The numbers of juvenile arrest, while down, tell the story. In 2009, 7,906 juveniles were arrested for drugs, assaults, weapons and murder, according to police statistics. In January of this year - the most recent month for which stats were available - over 600 youths were arrested.
Meanwhile, in recent weeks, more than three dozen young people have been arrested and charged with assault, disorderly conduct, riot, assault on police and other offenses on two separate occasions, after descending on Center City and wreaking havoc in the Gallery mall, near City Hall, on Chestnut Street and inside Macy’s.
These incidents followed widely publicized incidents of rampaging on South Street last summer.
In some cases, parents didn’t show up to claim their children.
The Rev. Alyn E. Waller, senior pastor of Enon Tabernacle Baptist Church in Cheltenham, noted that with the breakdown of the family, more and more young people are being raised by grandparents, who often find it difficult to relate to youths let alone manage their behavior. And there in lies part of the problem.
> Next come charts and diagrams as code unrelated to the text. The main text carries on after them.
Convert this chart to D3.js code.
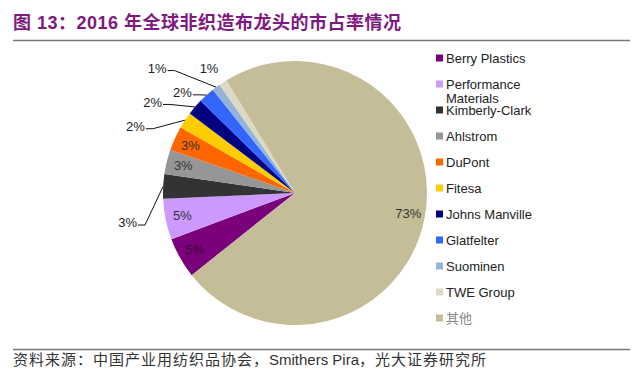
<!DOCTYPE html>
<html>
<head>
<meta charset="utf-8">
<script src="https://cdn.jsdelivr.net/npm/d3@7"></script>
<style>
  body { margin: 0; background: #fff; }
  svg { display: block; font-family: "Liberation Sans", Arial, "Noto Sans CJK SC", sans-serif; }
</style>
</head>
<body>
<svg id="chart" width="640" height="377"></svg>
<script>
// data
const companies = ["Berry Plastics", "Performance Materials", "Kimberly-Clark", "Ahlstrom", "DuPont",
    "Fitesa", "Johns Manville", "Glatfelter", "Suominen", "TWE Group", "其他"];
const shares = [5, 5, 3, 3, 3, 2, 2, 2, 1, 1, 73];
const colors = ["#7B007B", "#CC99FF", "#333333", "#969696", "#FF6600",
    "#FFCC00", "#000080", "#3366FF", "#95B3D7", "#DDD9C4", "#C4BD97"];

// labels that sit outside the pie: [angle in degrees clockwise from top, distance from centre]
const outside = {
    "Kimberly-Clark": [260, 170],
    "Fitesa": [292.7, 173],
    "Johns Manville": [302.6, 169],
    "Glatfelter": [311.8, 151],
    "Suominen": [312.2, 186],
    "TWE Group": [325.3, 151]
};
const noLeader = { "TWE Group": true };

const svg = d3.select("#chart");
const cx = 295, cy = 193, R = 132;
const rad = Math.PI / 180;

// title + rules
svg.append("text")
    .attr("x", 13).attr("y", 29)
    .attr("fill", "#80197F")
    .attr("font-size", 18).attr("font-weight", "bold")
    .attr("letter-spacing", 0.5)
    .text("图 13：2016 年全球非织造布龙头的市占率情况");

svg.append("line").attr("x1", 13).attr("x2", 630).attr("y1", 40.5).attr("y2", 40.5)
    .attr("stroke", "#777").attr("stroke-width", 1.5);
svg.append("line").attr("x1", 13).attr("x2", 630).attr("y1", 349.5).attr("y2", 349.5)
    .attr("stroke", "#777").attr("stroke-width", 1.5);

const src = svg.append("text")
    .attr("x", 13).attr("y", 365)
    .attr("fill", "#333")
    .attr("font-size", 15)
    .attr("letter-spacing", 1)
    .attr("font-family", "'Noto Sans CJK SC', sans-serif");
src.append("tspan").text("资料来源：中国产业用纺织品协会，");
src.append("tspan").attr("font-family", "'Liberation Sans', Arial, sans-serif")
    .attr("letter-spacing", 0).text("Smithers Pira");
src.append("tspan").text("，光大证券研究所");

// pie
const a0 = 231.5 * rad;
const pie = d3.pie().sort(null).value(d => d.v).startAngle(a0).endAngle(a0 + 2 * Math.PI);
const rows = companies.map((c, i) => ({ name: c, v: shares[i], color: colors[i] }));
const arcs = pie(rows);
const arc = d3.arc().innerRadius(0).outerRadius(R);
const labelArc = d3.arc().innerRadius(115).outerRadius(115);

const g = svg.append("g").attr("transform", `translate(${cx},${cy})`);

g.selectAll("path.slice")
    .data(arcs)
    .enter()
    .append("path")
    .attr("class", "slice")
    .attr("d", arc)
    .attr("fill", d => d.data.color);

function polar(angDeg, r) {
    return [Math.sin(angDeg * rad) * r, -Math.cos(angDeg * rad) * r];
}

arcs.forEach(d => {
    const txt = d.data.v + "%";
    const pos = outside[d.data.name];
    if (!pos) {
        const c = labelArc.centroid(d);
        g.append("text")
            .attr("x", c[0]).attr("y", c[1])
            .attr("text-anchor", "middle").attr("dy", "0.35em")
            .attr("font-size", 13)
            .attr("fill", d.data.name === "Berry Plastics" ? "#3A0A3A" : "#333")
            .text(txt);
        return;
    }
    const p = polar(pos[0], pos[1]);
    const t = g.append("text")
        .attr("x", p[0]).attr("y", p[1])
        .attr("text-anchor", "middle").attr("dy", "0.35em")
        .attr("font-size", 13).attr("fill", "#222")
        .text(txt);
    if (noLeader[d.data.name]) return;
    const w = t.node().getComputedTextLength();
    const mid = (d.startAngle + d.endAngle) / 2;
    const edge = [Math.sin(mid) * R, -Math.cos(mid) * R];
    const ly = p[1] + 2.5;
    const x1 = p[0] + w / 2 + 1;
    g.append("polyline")
        .attr("points", [[x1, ly], [x1 + 7, ly], edge].map(q => q.join(",")).join(" "))
        .attr("fill", "none").attr("stroke", "#111").attr("stroke-width", 1);
});

// legend
const legendY = d3.scalePoint().domain(companies).range([58, 318]);
const lg = svg.append("g");
companies.forEach((c, i) => {
    const y = legendY(c);
    lg.append("rect").attr("x", 436).attr("y", y - 3.5).attr("width", 7).attr("height", 7)
        .attr("fill", colors[i]);
    const t = lg.append("text").attr("x", 446).attr("y", y).attr("dy", "0.35em")
        .attr("font-size", 13).attr("fill", c === "其他" ? "#888" : "#222");
    if (c === "Performance Materials") {
        t.append("tspan").text("Performance");
        t.append("tspan").attr("x", 446).attr("dy", "1.1em").text("Materials");
    } else {
        t.text(c);
    }
});
</script>
</body>
</html>
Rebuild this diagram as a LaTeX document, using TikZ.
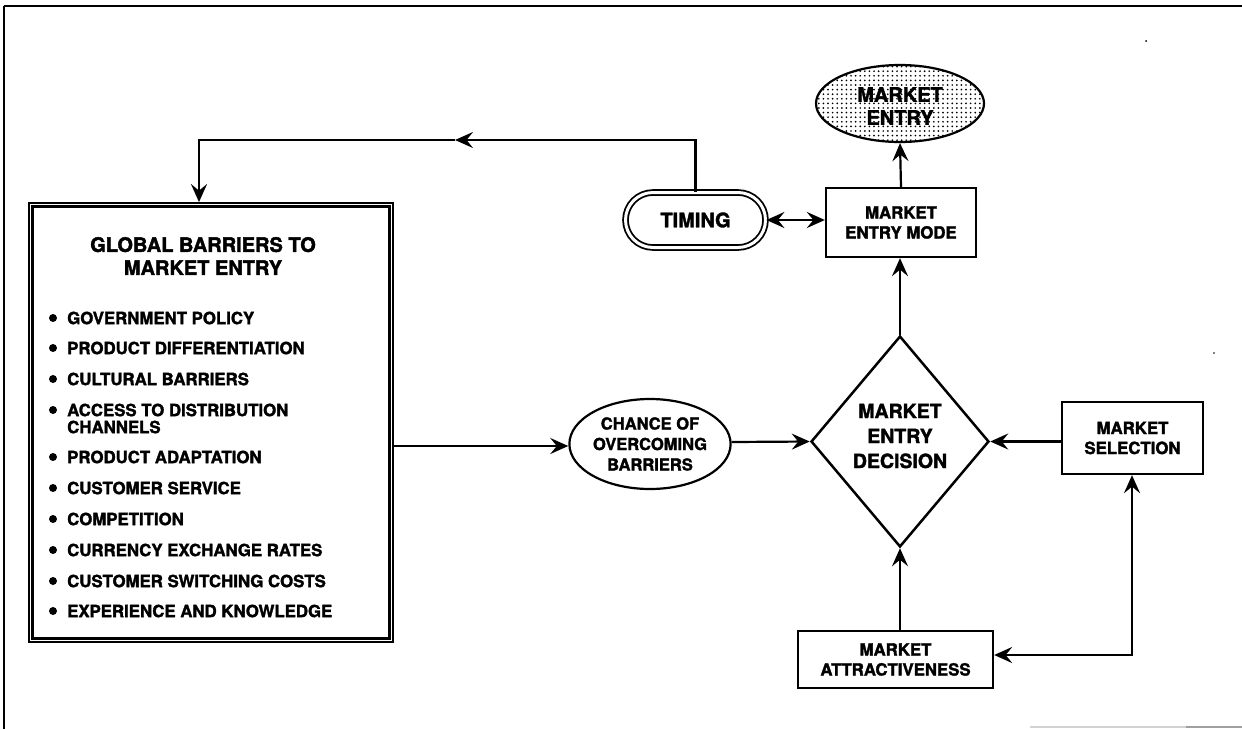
\documentclass[tikz,border=0pt]{standalone}
\usepackage{fontspec}
\setmainfont{TeX Gyre Heros}[BoldFeatures={FakeBold=1.8}]
\usetikzlibrary{shapes.geometric,shapes.misc,arrows.meta,patterns.meta}

\begin{document}
\begin{tikzpicture}[x=1pt,y=-1pt,
  every node/.style={align=center, inner sep=0pt},
  lbl/.style={font=\bfseries\fontsize{16.8}{20}\selectfont},
  big/.style={font=\bfseries\fontsize{20}{23}\selectfont},
  boxed/.style={draw, line width=2.3pt, rectangle},
  tip/.tip={Stealth[length=18pt,width=16pt,inset=6.5pt]},
  conn/.style={line width=2.2pt, -tip},
  conn2/.style={line width=2.2pt, tip-tip}]

\useasboundingbox (0,0) rectangle (1242,729);

% page frame
\draw[line width=2.6pt] (4,6) -- (1242,6);
\draw[line width=1.6pt] (4,6) -- (4,729);
\draw[gray!35, line width=1.2pt] (1030,727) -- (1186,727);
\draw[gray!75, line width=1.4pt] (1186,727) -- (1242,727);
\fill (1146,41) circle (1pt);
\fill (1214,353) circle (0.9pt);

% barriers box (double frame)
\node[draw, line width=1.8pt, minimum width=364pt, minimum height=439pt] (gb) at (211,422.5) {};
\draw[line width=2.8pt] ([shift={(4.5,4.5)}]gb.north west) rectangle ([shift={(-4.5,-4.5)}]gb.south east);
\node[big] (title) at (203,256) {GLOBAL BARRIERS TO\\MARKET ENTRY};

\foreach \yy/\txt in {318/GOVERNMENT POLICY, 348/PRODUCT DIFFERENTIATION,
    379/CULTURAL BARRIERS, 457/PRODUCT ADAPTATION, 488/CUSTOMER SERVICE,
    519/COMPETITION, 550/CURRENCY EXCHANGE RATES, 581/CUSTOMER SWITCHING COSTS,
    611/EXPERIENCE AND KNOWLEDGE} {
  \fill (53,\yy) circle (4pt);
  \node[lbl, anchor=west] (item\yy) at (67,\yy) {\txt};
}
\fill (53,410) circle (4pt);
\node[font=\bfseries\fontsize{16.8}{17}\selectfont, anchor=west, align=left] (item410) at (67,418.5)
  {ACCESS TO DISTRIBUTION\\CHANNELS};

% right-hand flow
\node[draw, line width=1.8pt, double, double distance=3pt, rounded rectangle,
  minimum width=140pt, minimum height=55pt, big] (timing) at (695.5,220) {TIMING};
\node[boxed, lbl, minimum width=150pt, minimum height=69pt] (mem) at (901,222.5) {MARKET\\ENTRY MODE};
\node[draw, line width=2.2pt, ellipse, minimum width=168pt, minimum height=77pt,
  preaction={fill=white}, pattern={Dots[distance=4.6pt, radius=0.95pt]}] (me) at (900,103.5) {};
\node[big] (metext) at (900,106) {MARKET\\ENTRY};
\node[draw, line width=2.5pt, diamond, minimum width=178pt, minimum height=211pt] (dia) at (900,441.5) {};
\node[font=\bfseries\fontsize{19.5}{25}\selectfont] (diatext) at (900,436) {MARKET\\ENTRY\\DECISION};
\node[draw, line width=2.2pt, ellipse, minimum width=120pt, minimum height=90pt,
  font=\bfseries\fontsize{16.5}{20.5}\selectfont] (ch) at (650,444) {CHANCE OF\\OVERCOMING\\BARRIERS};
\node[boxed, lbl, minimum width=141pt, minimum height=72pt] (ms) at (1132.5,438) {MARKET\\SELECTION};
\node[boxed, lbl, minimum width=195pt, minimum height=57pt] (att) at (895.5,659.5) {MARKET\\ATTRACTIVENESS};

% connectors
\coordinate (mid) at (455,140);
\coordinate (tl) at (199,140);
\coordinate (loop) at (1132,655);
\draw[conn] (timing.north) |- (mid);
\draw[conn] (mid) -- (tl) -- (tl |- gb.north);
\draw[conn2] (timing.east) -- (mem.west |- timing.east);
\draw[conn] (mem.north) -- (me.south);
\draw[conn] (dia.north) -- (mem.south -| dia.north);
\draw[conn] (gb.east |- 0,446) -- (ch.west |- 0,446);
\draw[conn] (ch.east |- 0,442) -- (dia.west);
\draw[conn] (ms.west |- 0,441.5) -- (dia.east);
\draw[conn] (att.north -| dia.south) -- (dia.south);
\draw[conn2] (ms.south -| loop) -- (loop) -- (att.east |- loop);
\end{tikzpicture}
\end{document}
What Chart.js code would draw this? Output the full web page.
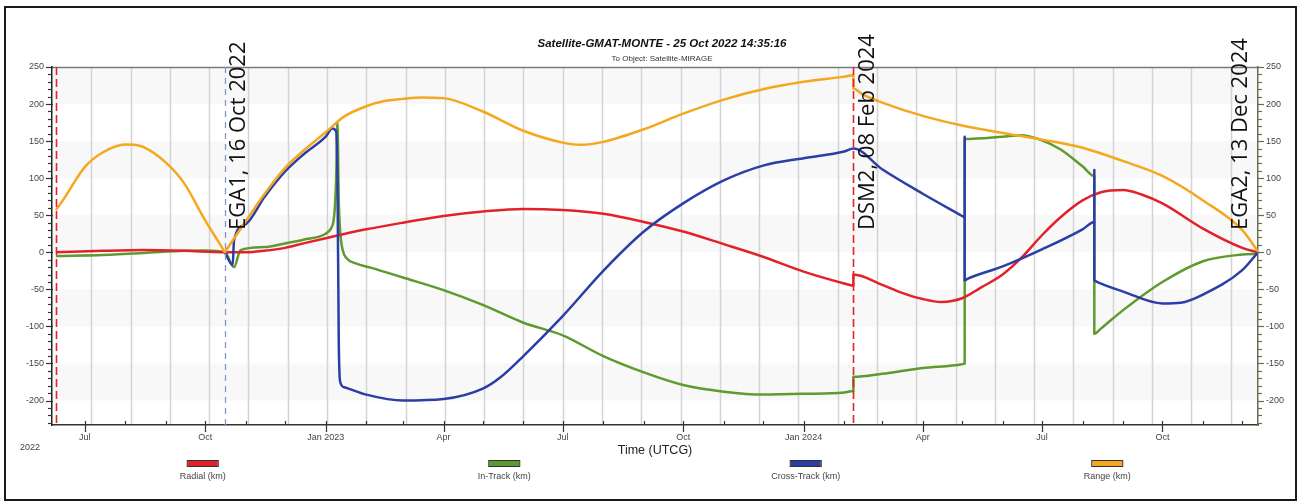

“A 65-year-old raising a 5-year-old is a Herculean task because they’re not physically able do it,” he said. “We have less traditional patterns of family. It speaks to a righteous anger that many [young] people have.”
Waller, whose church works closely with the community to provide programs and services for youth, added that the young people he sees thirst for structure and discipline.
School Superintendent Arlene Ackerman recently called the issue of youth violence a public health threat and pledged to work with various city and community agencies to combat the problem in light of recent incidents involving rampaging youngsters.
Together, the groups plan to seat a panel that will examine the crisis, establish chapters of youth violence networks in schools and enforce restorative justice programs for students who’ve been expelled or suspended.
However, some educators who work closely with youth, say it’s important to keep in mind that violence committed by young people is borne out of complex issues.
“A lot of the youth violence that we see can be attributed to unemployment, young people witnessing domestic violence and not processing it or seeing a friend getting shot and getting no grief counseling,” said Chad Dion Lassiter, sociology professor and president of Black Men at Penn, a social work organization.
What ends up happening, he added, is that many youth become walking time bombs who resort to violence and crime.
Ramsey said we must get a handle on the violence because it has far-reaching impact that may not be realized immediately.
“As police officers, we tend to look at things in terms of who’s the victim and who’s the offender . . .” he said. “And we define the victim as just the person directly impacted by that crime that’s taken place.
“But we forget about all the other people impacted by crime sometimes and it’s almost like collateral damage.”